Alors que l’industrie agroalimentaire pourrait transformer jusqu’à 80% de la production agricole, seuls 10 à 15% des produits sont actuellement valorisés, entraînant des pertes post-récoltes pouvant atteindre 30 à 40% de la production.
Ce constat alarmant prend toute son ampleur au regard de l’immensité du territoire algérien. Sur un territoire de 2 381 741 km², l’Algérie n’exploite que 8,5 millions d’hectares de surface agricole utile, soit 3,5% de son territoire. En comparaison, les performances européennes de 2023 sont nettement supérieures. La France, leader du secteur, génère 198 milliards d’euros de revenus dans l’agroalimentaire.
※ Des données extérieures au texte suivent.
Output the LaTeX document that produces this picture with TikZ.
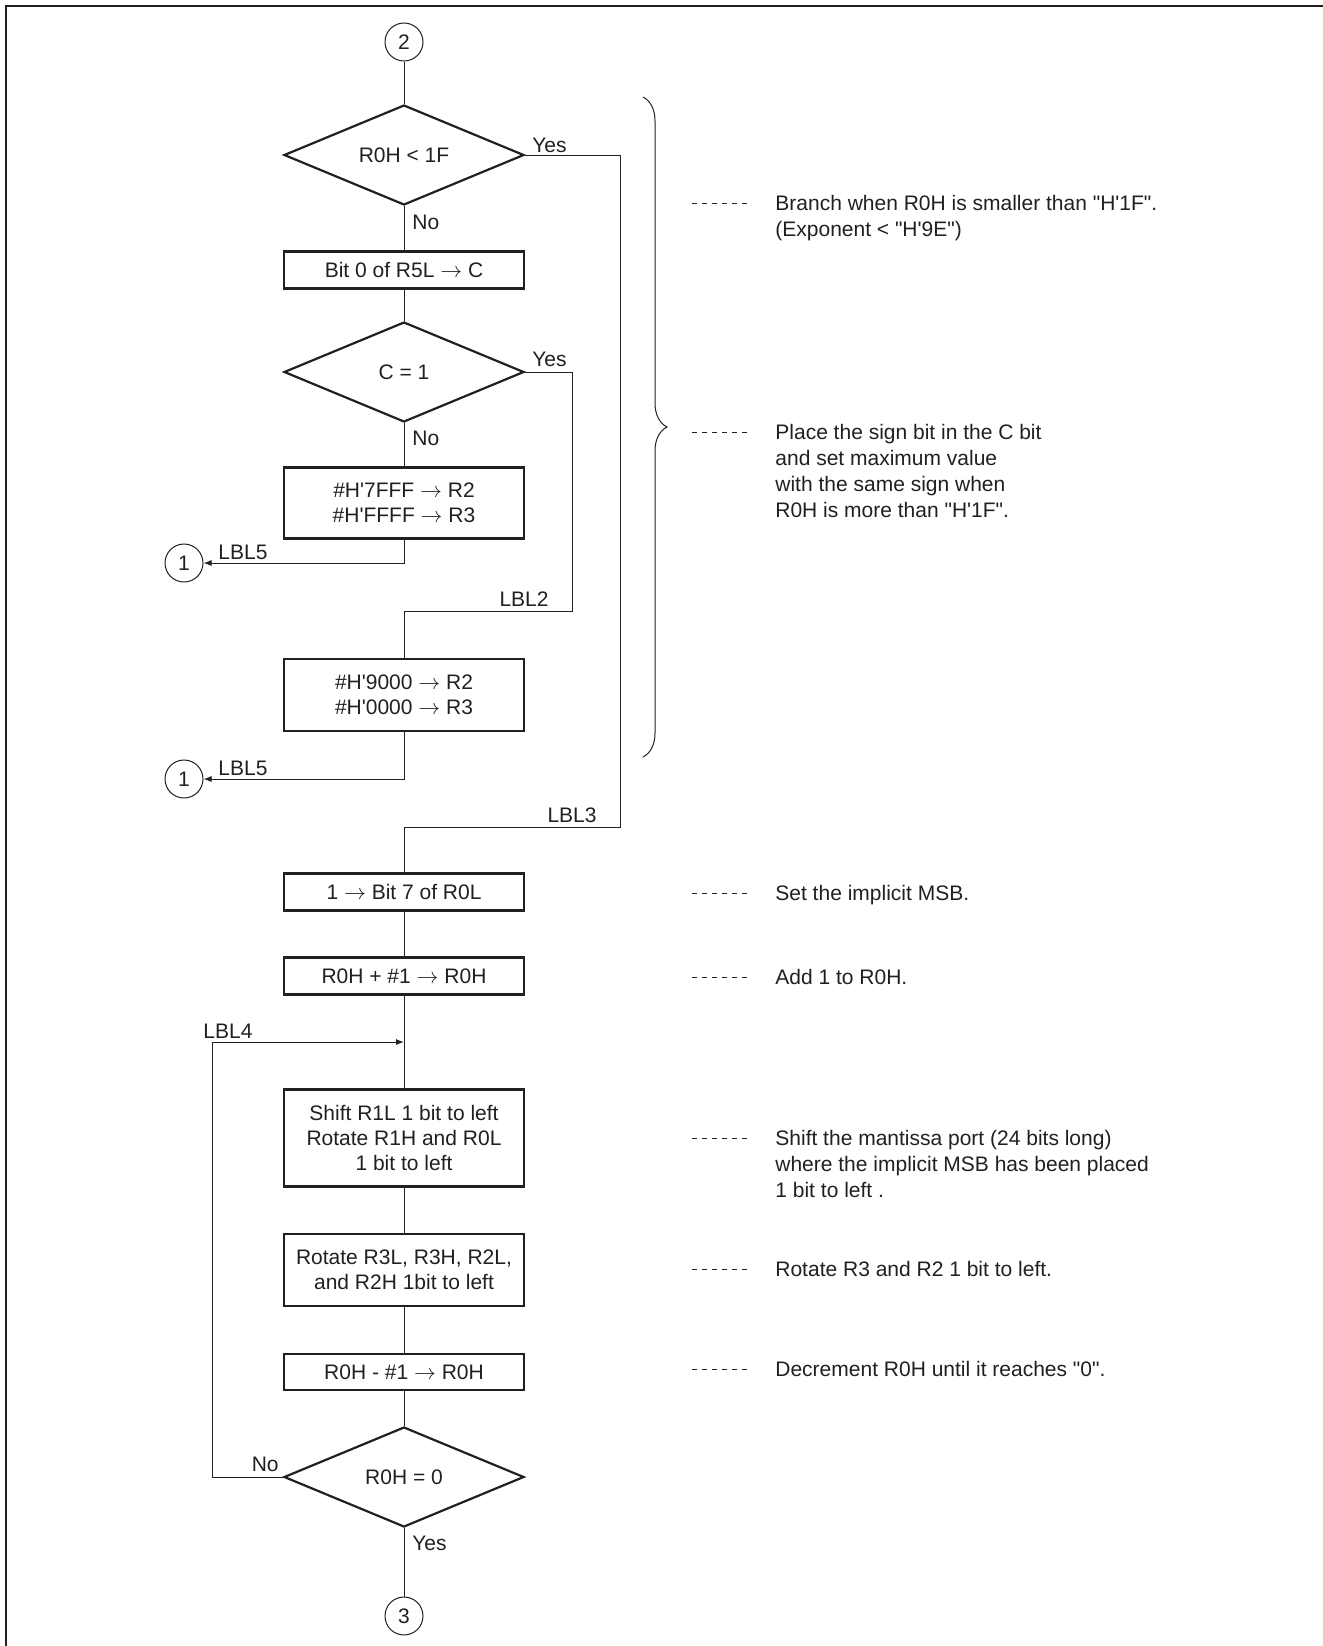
\documentclass[tikz,border=0pt]{standalone}
\usepackage{fontspec}
\newfontfamily\chartfont{Liberation Sans}
\usetikzlibrary{shapes.geometric, arrows.meta, decorations.pathreplacing}
\definecolor{ink}{RGB}{35,31,32}

\begin{document}
\begin{tikzpicture}[x = 0.5pt, y = -0.5pt, color = ink, font = \chartfont\fontsize{10.5}{12.5}\selectfont,
		process/.style = {draw, line width = 1.1pt, minimum width = 120pt, inner sep = 0pt, align = center},
		decision/.style = {diamond, draw, line width = 1.1pt, minimum width = 120pt, minimum height = 50pt, inner sep = 0pt, aspect = 2.4},
		connector/.style = {circle, draw, line width = 0.5pt, minimum size = 19pt, inner sep = 0pt},
		flow/.style = {line width = 0.5pt},
		jump/.style = {flow, -{Latex[length = 4pt, width = 3pt]}},
		tag/.style = {inner sep = 0pt},
		note/.style = {inner sep = 0pt, align = left, anchor = north west, font = \chartfont\fontsize{10.5}{13}\selectfont},
		leader/.style = {line width = 0.4pt, dash pattern = on 2.5pt off 2.5pt}]
					\def\colx{404};
					\def\notex{775};
					\def\exitx{184};

					\useasboundingbox (0,0) rectangle (1323,1646);
					\draw [line width = 1pt] (1323,6) -- (6,6) -- (6,1646);

					\begin{scope}
						\node [connector] (start) at (\colx,42) {2};
						\node [decision] (small) at (\colx,155) {R0H < 1F};
						\node [process, minimum height = 18.5pt] (getc) at (\colx,270) {Bit 0 of R5L $\rightarrow$ C};
						\node [decision] (sign) at (\colx,372) {C = 1};
						\node [process, minimum height = 35.5pt] (maxpos) at (\colx,503) {\#H'7FFF $\rightarrow$ R2\\\#H'FFFF $\rightarrow$ R3};
						\node [connector] (exita) at (\exitx,563) {1};
						\node [process, minimum height = 36pt] (maxneg) at (\colx,695) {\#H'9000 $\rightarrow$ R2\\\#H'0000 $\rightarrow$ R3};
						\node [connector] (exitb) at (\exitx,779) {1};
					\end{scope}

					\begin{scope}
						\node [process, minimum height = 18.5pt] (setmsb) at (\colx,892) {1 $\rightarrow$ Bit 7 of R0L};
						\node [process, minimum height = 18.5pt] (incr) at (\colx,976) {R0H + \#1 $\rightarrow$ R0H};
						\node [process, minimum height = 48.5pt] (shift) at (\colx,1138) {Shift R1L 1 bit to left\\Rotate R1H and R0L\\1 bit to left};
						\node [process, minimum height = 36pt] (rotate) at (\colx,1270) {Rotate R3L, R3H, R2L,\\and R2H 1bit to left};
						\node [process, minimum height = 18pt] (decr) at (\colx,1372) {R0H - \#1 $\rightarrow$ R0H};
						\node [decision] (zero) at (\colx,1477) {R0H = 0};
						\node [connector] (stop) at (\colx,1616) {3};
					\end{scope}

					\begin{scope}
						\coordinate (lbltwo) at (572,611);
						\coordinate (lblthree) at (620,827);
						\coordinate (lblfour) at (212,1042);
						\draw [flow] (start) -- (small);
						\draw [flow] (small) -- (getc);
						\draw [flow] (getc) -- (sign);
						\draw [flow] (sign) -- (maxpos);
						\draw [jump] (maxpos) |- (exita);
						\draw [flow] (sign.east) -| (lbltwo) -| (maxneg);
						\draw [jump] (maxneg) |- (exitb);
						\draw [flow] (small.east) -| (lblthree) -| (setmsb);
						\draw [flow] (setmsb) -- (incr);
						\draw [flow] (incr) -- (shift);
						\draw [flow] (shift) -- (rotate);
						\draw [flow] (rotate) -- (decr);
						\draw [flow] (decr) -- (zero);
						\draw [flow] (zero) -- (stop);
						\draw [jump] (zero.west) -| (lblfour) -- (lblfour -| incr);
					\end{scope}

					\begin{scope}[tag]
						\node [anchor = base west] (yesa) at (532,152) {Yes};
						\node [anchor = base west] (noa) at (412,229) {No};
						\node [anchor = base west] (yesb) at (532,366) {Yes};
						\node [anchor = base west] (nob) at (412,445) {No};
						\node [anchor = base west] (lblfivea) at (218,559) {LBL5};
						\node [anchor = base west] (lblfiveb) at (218,775) {LBL5};
						\node [anchor = base east] (lbltwotag) at (549,606) {LBL2};
						\node [anchor = base east] (lblthreetag) at (597,822) {LBL3};
						\node [anchor = base west] (lblfourtag) at (203,1038) {LBL4};
						\node [anchor = base east] (noc) at (279,1471) {No};
						\node [anchor = base west] (yesc) at (412,1550) {Yes};
					\end{scope}

					\begin{scope}
						\draw [line width = 0.5pt, decorate, decoration = {brace, amplitude = 12pt}] (643,97) -- (643,757);
						\node [note] (branch) at (\notex,195) {Branch when R0H is smaller than "H'1F".\\(Exponent < "H'9E")};
						\node [note] (maxval) at (\notex,424) {Place the sign bit in the C bit\\and set maximum value\\with the same sign when\\R0H is more than "H'1F".};
						\node [note] (msb) at (\notex,885) {Set the implicit MSB.};
						\node [note] (addone) at (\notex,969) {Add 1 to R0H.};
						\node [note] (mant) at (\notex,1130) {Shift the mantissa port (24 bits long)\\where the implicit MSB has been placed\\1 bit to left .};
						\node [note] (rotr) at (\notex,1261) {Rotate R3 and R2 1 bit to left.};
						\node [note] (decnote) at (\notex,1361) {Decrement R0H until it reaches "0".};
						\foreach \n in {branch, maxval, msb, addone, mant, rotr, decnote}
							\draw [leader] ([shift = {(-83,8)}]\n.north west) -- ++(55,0);
					\end{scope}
				\end{tikzpicture}
\end{document}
L’Allemagne suit de près avec 185 milliards d’euros et plus de 600 000 emplois, tandis que l’Espagne, quatrième puissance européenne, produit pour 162 milliards d’euros et exporte pour 47,6 milliards d’euros de produits transformés.
Un secteur stratégique en quête d’efficience
Le secteur agroalimentaire, qui englobe tant la production agricole que sa transformation industrielle, occupe une place prépondérante dans l’économie nationale. Deuxième secteur après les hydrocarbures, il emploie 700 000 personnes (10% de la population active). Bien que ce chiffre soit supérieur aux 450 000 emplois du secteur français, la productivité et l’efficience restent nettement inférieures, comme en témoigne l’écart important des revenus générés en 2023. 198 milliards d’euros pour la France contre une production beaucoup plus modeste pour l’Algérie.
Selon les prévisions qui seront présentées au prochain Salon Djazagro (7-15 avril 2025), l’industrie de transformation agroalimentaire contribue à plus de 50% du PIB hors hydrocarbures. Cependant, la production agricole brute ne représente que 13% du PIB total, reflétant la sous-exploitation du potentiel de transformation. Le taux d’intégration des entreprises ne dépasse pas 15%, avec 85% des matières premières et équipements importés.
Des pertes massives faute d’infrastructures
Au cœur de ces difficultés se trouve la question des infrastructures. Les capacités de stockage limitées à 3,4 millions de tonnes illustrent les carences infrastructurelles. Le programme de construction de 350 centres de proximité vise 9 millions de tonnes, mais les pertes post-récoltes persistent entre 30 et 40%. Cette situation creuse le déficit commercial qui atteint 8,9 milliards de dollars, résultat d’un déséquilibre entre 0,5 milliard d’exportations et 9,4 milliards d’importations.
Ces obstacles structurels se manifestent à plusieurs niveaux. La sous-mécanisation des exploitations, l’insuffisance des infrastructures et des pratiques culturales inadaptées freinent le développement du secteur. Le faible niveau d’investissement perpétue ces difficultés, bien que 57% des acteurs utilisent des systèmes d’information intégrés.
Néanmoins, des signes encourageants émergent. L’ancrage territorial reste solide (84% des entreprises implantées localement) et 68% des acteurs s’intéressent à l’exportation. Des initiatives innovantes émergent pour dynamiser le secteur : le programme Innov-Agro vise à moderniser les pratiques agricoles par l’innovation technologique, tandis que le Challenge AgriTech 2024 est un concours national encourageant les startups à développer des solutions pour l’agriculture. En parallèle, de nouveaux investissements dans les régions du Sud visent à étendre les surfaces cultivables et à créer des pôles agroalimentaires modernes.
Un impératif de modernisation face à la concurrence européenne
Face à ces multiples défis, la réduction de l’écart entre le potentiel de transformation (80%) et la réalité actuelle (10-15%) exige une modernisation accélérée. Face aux performances des industries européennes, le développement des infrastructures, la modernisation des équipements et l’optimisation des pratiques apparaissent comme des priorités pour réduire les pertes et valoriser la production nationale.